Under your operating system, you can search for documents that contain certain words. If you use that, who cares where you decided to file it!
Contacts is another one where there’s a potential filing dilemma (assuming you have more contacts than you can easily recall why you have them just from the name) – do you file under personal/business? The company they work for? The job they do?
Replace your notebook!
If we’re talking about emails, word processor documents, spreadsheets – files that contain machine readable text, there’s generally not too much problem. Those are very specific kinds of documents with specific programs for handling them.
I still have a notebook on my desk at all times – I use it to augment my short term memory. Sometimes I find it easier to think if I write something. But I long stopped expecting to be able to find something I needed in my notebooks. I started creating important notes on the computer.
When I first started, they were usually word processor documents or spreadsheets but then I discovered what I briefly thought was a panacea – Microsoft OneNote – wow, what a program! Until I started tying myself in knots because the paradigm of OneNote is that you hierarchically file your notes! So I’ve just written a great piece of code that I will probably want to refer to again in future. Do I file it under the project I was working on? The problem it solves? The client? The language? The answer for me is what is the single piece of information I’m most likely to recall in the future – and unfortunately I often remember I wrote a piece of code to do something but not always what project it was for – and by project is the usually the way it makes sense to file.
So I realised, I wasted all this time creating category hierarchies but was rarely able to find things by drilling down through categories because of the many ways I might have decided to file at the time.
They say elephants never forget.
With Evernote, you won’t either.
These days I use a wonderful, wonderful program called Evernote. When I first started using it, I still believed that my main problem was deciding how to categorise information – so I naturally thought in terms of hierarchies – creating nested ‘folders’ to store my notes in. Don’t make that mistake – it’s pointless. There’s no harm in having some – like personal/business or for major projects – but you won’t be finding things by looking through ‘folders’, you’ll be a master at using tags!
When I want to file a snippet of code, I can copy and paste the code into Evernote or just create a note that refers to the relevant code. But the key thing that makes the system so wonderful is that I don’t need to agonise over where to file the note – I just add any tag I can think of that’s relevant to the note I’m storing.

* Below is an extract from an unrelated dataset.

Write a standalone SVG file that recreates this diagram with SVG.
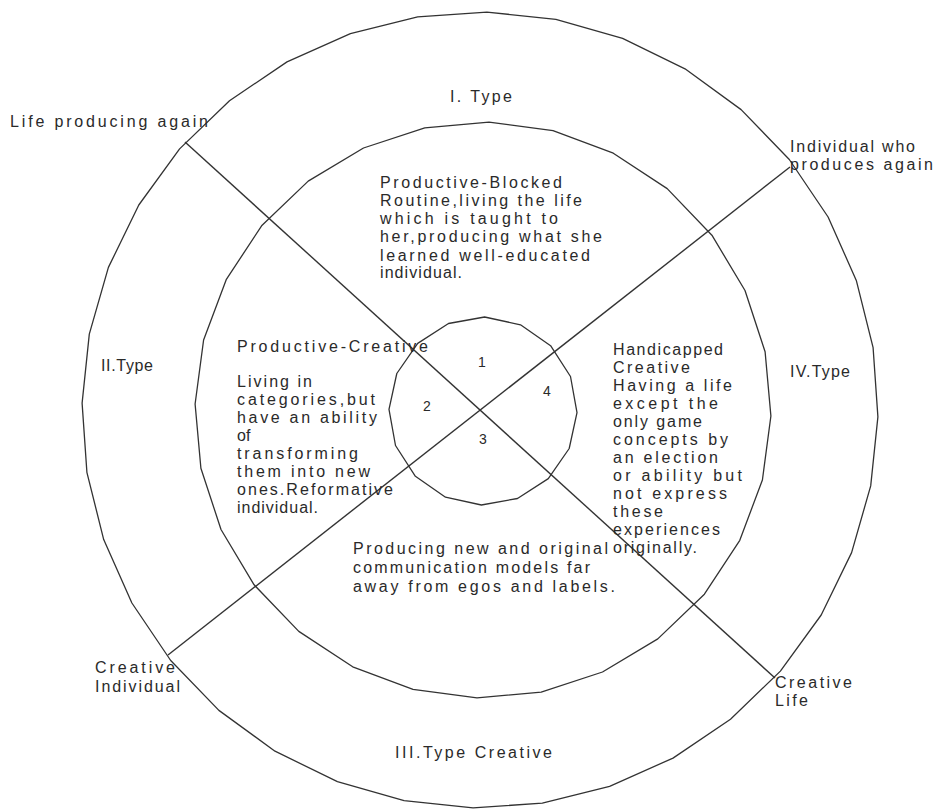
<svg xmlns="http://www.w3.org/2000/svg" width="936" height="810" viewBox="0 0 936 810">
<style>
.ring{fill:none;stroke:#333;stroke-width:1.3;stroke-linejoin:round}
.ln{stroke:#333;stroke-width:1.4;fill:none}
text{font-family:"Liberation Sans","DejaVu Sans",sans-serif;font-size:16px;fill:#2a2a2a}
.n{font-size:14px}
</style>
<rect width="936" height="810" fill="#fff"/>
<g id="rings">
<polygon id="outer" class="ring" points="877.9,416.9 870.7,485.9 851.6,552.6 821.2,615 780.4,671.1 730.5,719.3 673,758.1 609.6,786.3 542.3,803.1 473.1,807.9 404.1,800.7 337.4,781.6 275,751.2 218.9,710.4 170.7,660.5 131.9,603 103.7,539.6 86.9,472.3 82.1,403.1 89.3,334.1 108.4,267.4 138.8,205 179.6,148.9 229.5,100.7 287,61.9 350.4,33.7 417.7,16.9 486.9,12.1 555.9,19.3 622.6,38.4 685,68.8 741.1,109.6 789.3,159.5 828.1,217 856.3,280.4 873.1,347.7"/>
<polygon id="middle" class="ring" points="770.9,416 762.4,480 739.8,540.3 704.4,594.2 657.8,638.9 602.5,672 541.2,692.1 477,697.9 413,689.4 352.7,666.8 298.8,631.4 254.1,584.8 221,529.5 200.9,468.2 195.1,404 203.6,340 226.2,279.7 261.6,225.8 308.2,181.1 363.5,148 424.8,127.9 489,122.1 553,130.6 613.3,153.2 667.2,188.6 711.9,235.2 745,290.5 765.1,351.8"/>
<polygon id="inner" class="ring" points="577,412.6 569.2,448.5 548.3,478.6 517.5,498.5 481.4,505 445.5,497.2 415.4,476.3 395.5,445.5 389,409.4 396.8,373.5 417.7,343.4 448.5,323.5 484.6,317 520.5,324.8 550.6,345.7 570.5,376.5"/>
</g>
<g id="connectors">
<line class="ln" x1="185" y1="142" x2="775" y2="678"/>
<line class="ln" x1="790" y1="167" x2="168" y2="655"/>
</g>
<g id="outer-labels">
<text x="10" y="127" textLength="198" lengthAdjust="spacing">Life producing again</text>
<text x="790" y="152" textLength="125" lengthAdjust="spacing">Individual who</text>
<text x="790" y="170" textLength="143" lengthAdjust="spacing">produces again</text>
<text x="95" y="673" textLength="80" lengthAdjust="spacing">Creative</text>
<text x="95" y="692" textLength="85" lengthAdjust="spacing">Individual</text>
<text x="775" y="688" textLength="77" lengthAdjust="spacing">Creative</text>
<text x="775" y="706" textLength="33" lengthAdjust="spacing">Life</text>
</g>
<g id="type-labels">
<text x="450" y="102" textLength="62" lengthAdjust="spacing">I. Type</text>
<text x="101" y="371" textLength="52" lengthAdjust="spacing">II.Type</text>
<text x="790" y="377" textLength="60" lengthAdjust="spacing">IV.Type</text>
<text x="395" y="758" textLength="157" lengthAdjust="spacing">III.Type Creative</text>
</g>
<g id="type1-text">
<text x="380" y="188" textLength="182" lengthAdjust="spacing">Productive-Blocked</text>
<text x="380" y="206" textLength="202" lengthAdjust="spacing">Routine,living the life</text>
<text x="380" y="224" textLength="178" lengthAdjust="spacing">which is taught to</text>
<text x="380" y="242" textLength="222" lengthAdjust="spacing">her,producing what she</text>
<text x="380" y="261" textLength="210" lengthAdjust="spacing">learned well-educated</text>
<text x="380" y="278" textLength="82" lengthAdjust="spacing">individual.</text>
</g>
<g id="type2-text">
<text x="237" y="352" textLength="191" lengthAdjust="spacing">Productive-Creative</text>
<text x="237" y="387" textLength="75" lengthAdjust="spacing">Living in</text>
<text x="237" y="405" textLength="138" lengthAdjust="spacing">categories,but</text>
<text x="237" y="423" textLength="140" lengthAdjust="spacing">have an ability</text>
<text x="237" y="441">of</text>
<text x="237" y="459" textLength="121" lengthAdjust="spacing">transforming</text>
<text x="237" y="477" textLength="133" lengthAdjust="spacing">them into new</text>
<text x="237" y="495" textLength="156" lengthAdjust="spacing">ones.Reformative</text>
<text x="237" y="513" textLength="81" lengthAdjust="spacing">individual.</text>
</g>
<g id="type4-text">
<text x="613" y="355" textLength="110" lengthAdjust="spacing">Handicapped</text>
<text x="613" y="373" textLength="77" lengthAdjust="spacing">Creative</text>
<text x="613" y="391" textLength="119" lengthAdjust="spacing">Having a life</text>
<text x="613" y="409" textLength="105" lengthAdjust="spacing">except the</text>
<text x="613" y="427" textLength="89" lengthAdjust="spacing">only game</text>
<text x="613" y="445" textLength="115" lengthAdjust="spacing">concepts by</text>
<text x="613" y="463" textLength="105" lengthAdjust="spacing">an election</text>
<text x="613" y="481" textLength="129" lengthAdjust="spacing">or ability but</text>
<text x="613" y="499" textLength="114" lengthAdjust="spacing">not express</text>
<text x="613" y="517" textLength="50" lengthAdjust="spacing">these</text>
<text x="613" y="535" textLength="107" lengthAdjust="spacing">experiences</text>
<text x="613" y="553" textLength="84" lengthAdjust="spacing">originally.</text>
</g>
<g id="type3-text">
<text x="353" y="554" textLength="255" lengthAdjust="spacing">Producing new and original</text>
<text x="353" y="573" textLength="237" lengthAdjust="spacing">communication models far</text>
<text x="353" y="592" textLength="262" lengthAdjust="spacing">away from egos and labels.</text>
</g>
<g id="numbers">
<text class="n" x="482" y="367" text-anchor="middle">1</text>
<text class="n" x="427" y="411" text-anchor="middle">2</text>
<text class="n" x="483" y="444" text-anchor="middle">3</text>
<text class="n" x="547" y="396" text-anchor="middle">4</text>
</g>
</svg>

The project name, the year, the language, the client, the problem it solves (or at least the major type of problem such as ‘validating email addresses’).
I didn’t discuss it here as this post was long enough but my other criteria for productivity tools these days is that they should be able to store my information ‘in the cloud’ so I can access it from anywhere. Evernote meets that criteria so I can add or retrieve notes from my mobile devices too.
They say in the land of the blind, the one-eyed man is king. Mastering being able to find any information you want, when you need it will make you a ruler in your field. Tags are the key!